On the campaign trail yesterday, Sen. Ted Cruz (R-Texas) offered a similar message in his home state. The Washington Post reported:

...Texas's junior U.S. senator -- visiting Beaumont to meet privately with county officials and others -- got in a light sparring round with reporters, mainly working on his attacks on Hillary Rodham Clinton and defending his views on same-sex marriage. "Is there something about the left -- and I am going to put the media in this category -- that is obsessed with sex?" Cruz asked after fielding multiple questions on gay rights. "ISIS is executing homosexuals -- you want to talk about gay rights? This week was a very bad week for gay rights because the expansion of ISIS, the expansion of radical, theocratic, Islamic zealots that crucify Christians, that behead children and that murder homosexuals -- that ought to be concerning you far more than asking six questions all on the same topic."
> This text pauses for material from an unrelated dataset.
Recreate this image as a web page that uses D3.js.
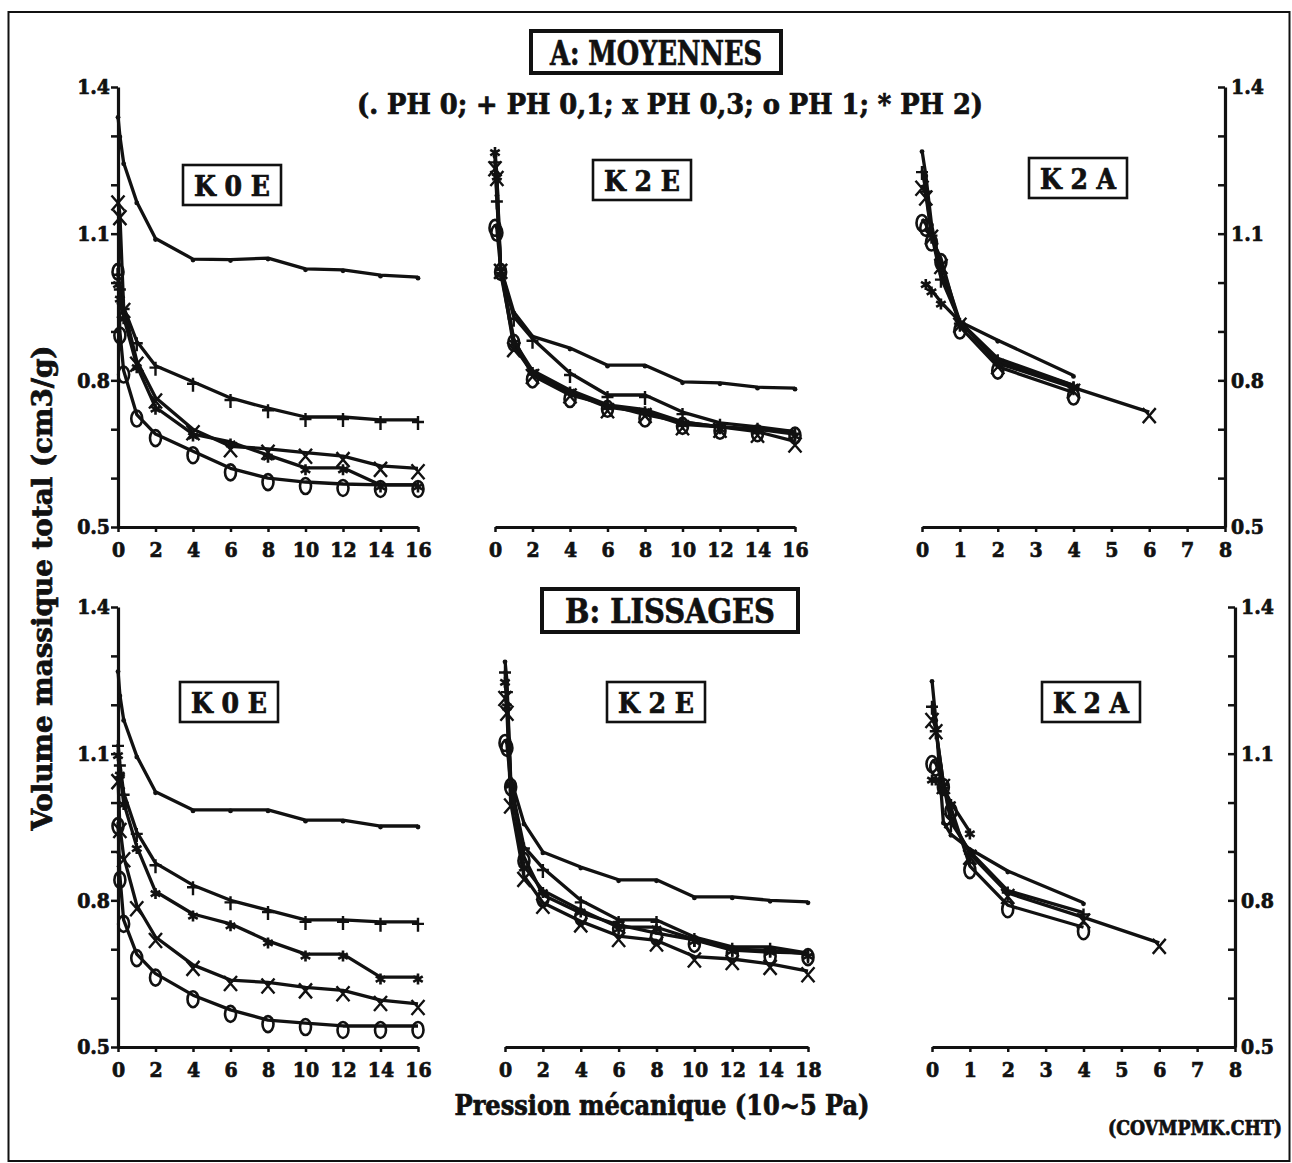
<!DOCTYPE html>
<html><head><meta charset="utf-8">
<script src="https://cdn.jsdelivr.net/npm/d3@7"></script>
<style>
body{margin:0;background:#fff;}
text{font-family:"DejaVu Serif Condensed","DejaVu Serif",serif;font-weight:bold;fill:#111;stroke:#111;stroke-width:0.7px;}
</style></head>
<body><svg id="c" width="1292" height="1163"></svg>
<script>
// ---------- DATA ----------
const seriesNames = ["PH 0","PH 0,1","PH 0,3","PH 1","PH 2"];
const seriesSymbols = [".","+","x","o","*"];
const yTickValues = [0.5,0.6,0.7,0.8,0.9,1.0,1.1,1.2,1.3,1.4];
const yTickLabels = ["0.5","","","0.8","","","1.1","","","1.4"];
const xTicks16 = [0,2,4,6,8,10,12,14,16];
const xTickLabelsK0E = ["0","2","4","6","8","10","12","14","16"];
const xTickLabelsK2E_A = ["0","2","4","6","8","10","12","14","16"];
const xTickLabelsK2E_B = ["0","2","4","6","8","10","12","14","18"];
const xTicks8 = [0,1,2,3,4,5,6,7,8];
const xTickLabelsK2A = ["0","1","2","3","4","5","6","7","8"];

// A: MOYENNES
const xA_K0E = [0,0.1,0.3,1,2,4,6,8,10,12,14,16];
const A_K0E_PH0  = [1.34,1.30,1.245,1.165,1.09,1.048,1.047,1.05,1.028,1.026,1.015,1.011];
const A_K0E_PH01 = [1.02,0.99,0.95,0.88,0.83,0.797,0.764,0.743,0.725,0.725,0.719,0.719];
const A_K0E_PH03 = [1.17,1.14,0.95,0.84,0.765,0.70,0.665,0.66,0.652,0.645,0.625,0.62];
const A_K0E_PH1  = [1.03,0.90,0.82,0.73,0.69,0.655,0.62,0.60,0.592,0.588,0.586,0.586];
const A_K0E_PH2  = [1.00,0.97,0.93,0.83,0.745,0.69,0.674,0.647,0.621,0.621,0.586,0.586];

const xA_K2E = [0,0.1,0.3,1,2,4,6,8,10,12,14,16];
const A_K2E_PH0  = [1.26,1.18,1.03,0.94,0.89,0.866,0.831,0.831,0.797,0.795,0.786,0.784];
const A_K2E_PH01 = [1.25,1.17,1.03,0.93,0.885,0.815,0.77,0.77,0.735,0.713,0.705,0.695];
const A_K2E_PH03 = [1.24,1.22,1.03,0.87,0.815,0.775,0.745,0.735,0.71,0.705,0.695,0.675];
const A_K2E_PH1  = [1.12,1.11,1.03,0.885,0.81,0.77,0.75,0.73,0.715,0.705,0.70,0.695];
const A_K2E_PH2  = [1.27,1.22,1.02,0.88,0.82,0.78,0.75,0.74,0.715,0.705,0.70,0.69];

const xA_K2A = [0,0.1,0.25,0.5,1,2,4,6];
const A_K2A_PH0  = [1.27,1.22,1.12,1.02,0.92,0.882,0.81,null];
const A_K2A_PH01 = [1.23,1.19,1.10,1.01,0.92,0.845,0.79,null];
const A_K2A_PH03 = [1.20,1.18,1.10,1.04,0.92,0.835,0.785,0.735];
const A_K2A_PH1  = [1.13,1.12,1.09,1.05,0.91,0.828,0.775,null];
const A_K2A_PH2  = [null,1.00,0.985,0.96,0.92,0.84,0.79,null];

// B: LISSAGES
const xB_K0E = [0,0.1,0.3,1,2,4,6,8,10,12,14,16];
const B_K0E_PH0  = [1.27,1.22,1.17,1.095,1.022,0.985,0.985,0.985,0.964,0.964,0.952,0.952];
const B_K0E_PH01 = [1.12,1.08,1.02,0.94,0.876,0.831,0.80,0.78,0.76,0.76,0.756,0.756];
const B_K0E_PH03 = [1.05,0.95,0.89,0.79,0.725,0.668,0.637,0.632,0.622,0.616,0.596,0.588];
const B_K0E_PH1  = [0.96,0.85,0.76,0.69,0.65,0.606,0.576,0.555,0.549,0.543,0.543,0.543];
const B_K0E_PH2  = [1.10,1.06,1.00,0.91,0.818,0.772,0.752,0.717,0.69,0.69,0.643,0.643];

const xB_K2E = [0,0.1,0.3,1,2,4,6,8,10,12,14,16];
const B_K2E_PH0  = [1.29,1.25,1.05,0.958,0.899,0.868,0.842,0.842,0.807,0.807,0.80,0.797];
const B_K2E_PH01 = [1.27,1.23,1.04,0.91,0.866,0.80,0.76,0.76,0.725,0.705,0.705,0.692];
const B_K2E_PH03 = [1.22,1.19,1.00,0.85,0.795,0.757,0.727,0.718,0.685,0.68,0.67,0.655];
const B_K2E_PH1  = [1.13,1.12,1.04,0.889,0.811,0.774,0.75,0.733,0.719,0.698,0.694,0.692];
const B_K2E_PH2  = [1.25,1.20,1.04,0.87,0.82,0.78,0.745,0.745,0.72,0.70,0.698,0.69];

const xB_K2A = [0,0.1,0.3,0.5,1,2,4,6];
const B_K2A_PH0  = [1.25,1.17,0.96,0.935,0.905,0.86,0.795,null];
const B_K2A_PH01 = [1.20,1.15,1.04,0.96,0.90,0.82,0.775,null];
const B_K2A_PH03 = [1.175,1.152,1.04,0.97,0.895,0.815,0.765,0.713];
const B_K2A_PH1  = [1.087,1.08,1.04,0.99,0.87,0.79,0.745,null];
const B_K2A_PH2  = [1.05,1.05,1.03,1.00,0.94,null,null,null];

// ---------- DRAW ----------
const svg = d3.select("#c");
const INK = "#111";
const FONT = '"DejaVu Serif Condensed","DejaVu Serif",serif';

// outer frame
svg.append("rect").attr("x",8.5).attr("y",12).attr("width",1281).attr("height",1149)
  .attr("fill","none").attr("stroke",INK).attr("stroke-width",2);

function boxedText(cx, y0, w, h, txt, size, bw, tl){
  svg.append("rect").attr("x",cx-w/2).attr("y",y0).attr("width",w).attr("height",h)
    .attr("fill","#fff").attr("stroke",INK).attr("stroke-width",bw);
  const t = svg.append("text").attr("x",cx).attr("y",y0+h/2+1).attr("text-anchor","middle")
    .attr("dominant-baseline","central").attr("font-size",size).text(txt);
  if (tl) t.attr("textLength",tl).attr("lengthAdjust","spacingAndGlyphs");
}

const panels = [
  {x0:118,x1:418,yTop:87,yBot:527,dom:16,ticks:xTicks16,labels:xTickLabelsK0E,leftAxis:true,rightAxis:false,
   xs:xA_K0E,ser:[A_K0E_PH0,A_K0E_PH01,A_K0E_PH03,A_K0E_PH1,A_K0E_PH2],lab:"K 0 E",box:[232,165]},
  {x0:495,x1:795,yTop:87,yBot:527,dom:16,ticks:xTicks16,labels:xTickLabelsK2E_A,leftAxis:false,rightAxis:false,
   xs:xA_K2E,ser:[A_K2E_PH0,A_K2E_PH01,A_K2E_PH03,A_K2E_PH1,A_K2E_PH2],lab:"K 2 E",box:[642,160]},
  {x0:922,x1:1225,yTop:87,yBot:527,dom:8,ticks:xTicks8,labels:xTickLabelsK2A,leftAxis:false,rightAxis:true,
   xs:xA_K2A,ser:[A_K2A_PH0,A_K2A_PH01,A_K2A_PH03,A_K2A_PH1,A_K2A_PH2],lab:"K 2 A",box:[1078,158]},
  {x0:118,x1:418,yTop:607,yBot:1047,dom:16,ticks:xTicks16,labels:xTickLabelsK0E,leftAxis:true,rightAxis:false,
   xs:xB_K0E,ser:[B_K0E_PH0,B_K0E_PH01,B_K0E_PH03,B_K0E_PH1,B_K0E_PH2],lab:"K 0 E",box:[229,682]},
  {x0:505,x1:808,yTop:607,yBot:1047,dom:16,ticks:xTicks16,labels:xTickLabelsK2E_B,leftAxis:false,rightAxis:false,
   xs:xB_K2E,ser:[B_K2E_PH0,B_K2E_PH01,B_K2E_PH03,B_K2E_PH1,B_K2E_PH2],lab:"K 2 E",box:[656,682]},
  {x0:932,x1:1235,yTop:607,yBot:1047,dom:8,ticks:xTicks8,labels:xTickLabelsK2A,leftAxis:false,rightAxis:true,
   xs:xB_K2A,ser:[B_K2A_PH0,B_K2A_PH01,B_K2A_PH03,B_K2A_PH1,B_K2A_PH2],lab:"K 2 A",box:[1091,682]},
];

function marker(g, sym, x, y){
  const s = 6;
  if (sym === ".") {
    g.append("circle").attr("cx",x).attr("cy",y+1).attr("r",2.4).attr("fill",INK);
  } else if (sym === "+") {
    g.append("path").attr("d",`M${x-s},${y+2}H${x+s}M${x},${y-4}V${y+10}`)
      .attr("stroke",INK).attr("stroke-width",2.4).attr("fill","none");
  } else if (sym === "x") {
    g.append("path").attr("d",`M${x-6.5},${y-4}L${x+6.5},${y+11}M${x-6.5},${y+11}L${x+6.5},${y-4}`)
      .attr("stroke",INK).attr("stroke-width",2.4).attr("fill","none");
  } else if (sym === "o") {
    g.append("ellipse").attr("cx",x).attr("cy",y+4).attr("rx",5.5).attr("ry",8)
      .attr("stroke",INK).attr("stroke-width",2.6).attr("fill","none");
  } else if (sym === "*") {
    let d = "";
    for (let k=0;k<3;k++){ const a = Math.PI/2 + k*Math.PI/3;
      d += `M${x-5.5*Math.cos(a)},${y+2-5.5*Math.sin(a)}L${x+5.5*Math.cos(a)},${y+2+5.5*Math.sin(a)}`; }
    g.append("path").attr("d",d).attr("stroke",INK).attr("stroke-width",2.6).attr("fill","none");
  }
}

function styleTicks(sel){
  sel.attr("font-size",21).attr("font-family",FONT).attr("font-weight","bold")
     .attr("fill",INK).attr("stroke",INK).attr("stroke-width",0.8);
}

panels.forEach(p => {
  const x = d3.scaleLinear().domain([0,p.dom]).range([p.x0,p.x1]);
  const y = d3.scaleLinear().domain([0.5,1.4]).range([p.yBot,p.yTop]);
  const g = svg.append("g");

  // x axis
  const xa = d3.axisBottom(x).tickValues(p.ticks).tickSize(5).tickSizeOuter(0)
    .tickFormat((d,i)=>p.labels[i]);
  const gx = g.append("g").attr("transform",`translate(0,${p.yBot})`).call(xa);
  gx.select(".domain").attr("stroke",INK).attr("stroke-width",3.2);
  gx.selectAll(".tick line").attr("stroke",INK).attr("stroke-width",2.5);
  styleTicks(gx.selectAll(".tick text").attr("dy","1.05em"));

  if (p.leftAxis) {
    const ya = d3.axisLeft(y).tickValues(yTickValues).tickSize(7).tickSizeOuter(0)
      .tickFormat((d,i)=>yTickLabels[i]);
    const gy = g.append("g").attr("transform",`translate(${p.x0},0)`).call(ya);
    gy.select(".domain").attr("stroke",INK).attr("stroke-width",3.2);
    gy.selectAll(".tick line").attr("stroke",INK).attr("stroke-width",2.5);
    styleTicks(gy.selectAll(".tick text").attr("x",-8));
  }
  if (p.rightAxis) {
    const ya = d3.axisRight(y).tickValues(yTickValues).tickSize(-7).tickSizeOuter(0)
      .tickFormat((d,i)=>yTickLabels[i]);
    const gy = g.append("g").attr("transform",`translate(${p.x1},0)`).call(ya);
    gy.select(".domain").attr("stroke",INK).attr("stroke-width",3.2);
    gy.selectAll(".tick line").attr("stroke",INK).attr("stroke-width",2.5);
    styleTicks(gy.selectAll(".tick text").attr("x",6));
  }

  // series lines
  const line = d3.line().defined(d=>d[1]!=null).x(d=>x(d[0])).y(d=>y(d[1]));
  p.ser.forEach((vals,si) => {
    const pts = p.xs.map((xv,i)=>[xv,vals[i]]);
    g.append("path").datum(pts).attr("d",line).attr("fill","none")
      .attr("stroke",INK).attr("stroke-width",3.3).attr("stroke-linejoin","round");
    pts.filter(d=>d[1]!=null).forEach(d => marker(g, seriesSymbols[si], x(d[0]), y(d[1])));
  });

  // panel label box
  boxedText(p.box[0], p.box[1], 98, 40, p.lab, 27, 2.6, 76);
});

// section titles
boxedText(656, 31, 250, 42, "A: MOYENNES", 33, 4, 212);
svg.append("text").attr("x",670).attr("y",104).attr("text-anchor","middle").attr("dominant-baseline","central")
  .attr("font-size",28).attr("textLength",626).attr("lengthAdjust","spacingAndGlyphs")
  .text("(. PH 0; + PH 0,1; x PH 0,3; o PH 1; * PH 2)");
boxedText(670, 589, 256, 43, "B: LISSAGES", 33, 4, 210);

// axis titles
svg.append("text").attr("transform","translate(42,588) rotate(-90)").attr("text-anchor","middle")
  .attr("dominant-baseline","central").attr("font-size",27).attr("textLength",485).attr("lengthAdjust","spacingAndGlyphs")
  .text("Volume massique total (cm3/g)");
svg.append("text").attr("x",662).attr("y",1105).attr("text-anchor","middle").attr("dominant-baseline","central")
  .attr("font-size",27).attr("textLength",415).attr("lengthAdjust","spacingAndGlyphs")
  .text("Pression mécanique (10~5 Pa)");
svg.append("text").attr("x",1195).attr("y",1128).attr("text-anchor","middle").attr("dominant-baseline","central")
  .attr("font-size",20).attr("textLength",174).attr("lengthAdjust","spacingAndGlyphs")
  .text("(COVMPMK.CHT)");
</script></body></html>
The far-right senator then started complaining bitterly about msnbc, for reasons that weren't entirely clear.
 
Let's unwrap Cruz's little tantrum, because I think this is important in the context of the 2016 race.
 
Whether the Texas Republican wants to acknowledge this or not, Cruz very deliberately chose to present himself as the candidate of social conservatives, including a campaign kickoff at an evangelical college started by a TV preacher who blamed 9/11 on Americans. Cruz saw an opening within the GOP field and is now trying to take advantage of it.
 
The context matters -- those who base much of their platform on social conservatism shouldn't whine when they get questions about marriage rights. Cruz is, after all, the one who's prepared to push a constitutional amendment to prevent same-sex couples from getting married
 
Perhaps "the left" is less preoccupied with sex than the junior senator from Texas.
 
As for ISIS, Cruz, like Cotton last month, is relying on a comparison that's tough to defend. Asked about his opposition to equal marriage rights, Cruz points to a gang of Middle Eastern terrorists?
 
The brutality of ISIS militants obviously matters as a national security and humanitarian issue, but to argue that this is where the debate over gay rights in the United States should begin and end is ridiculous, even by the low standards of Ted Cruz.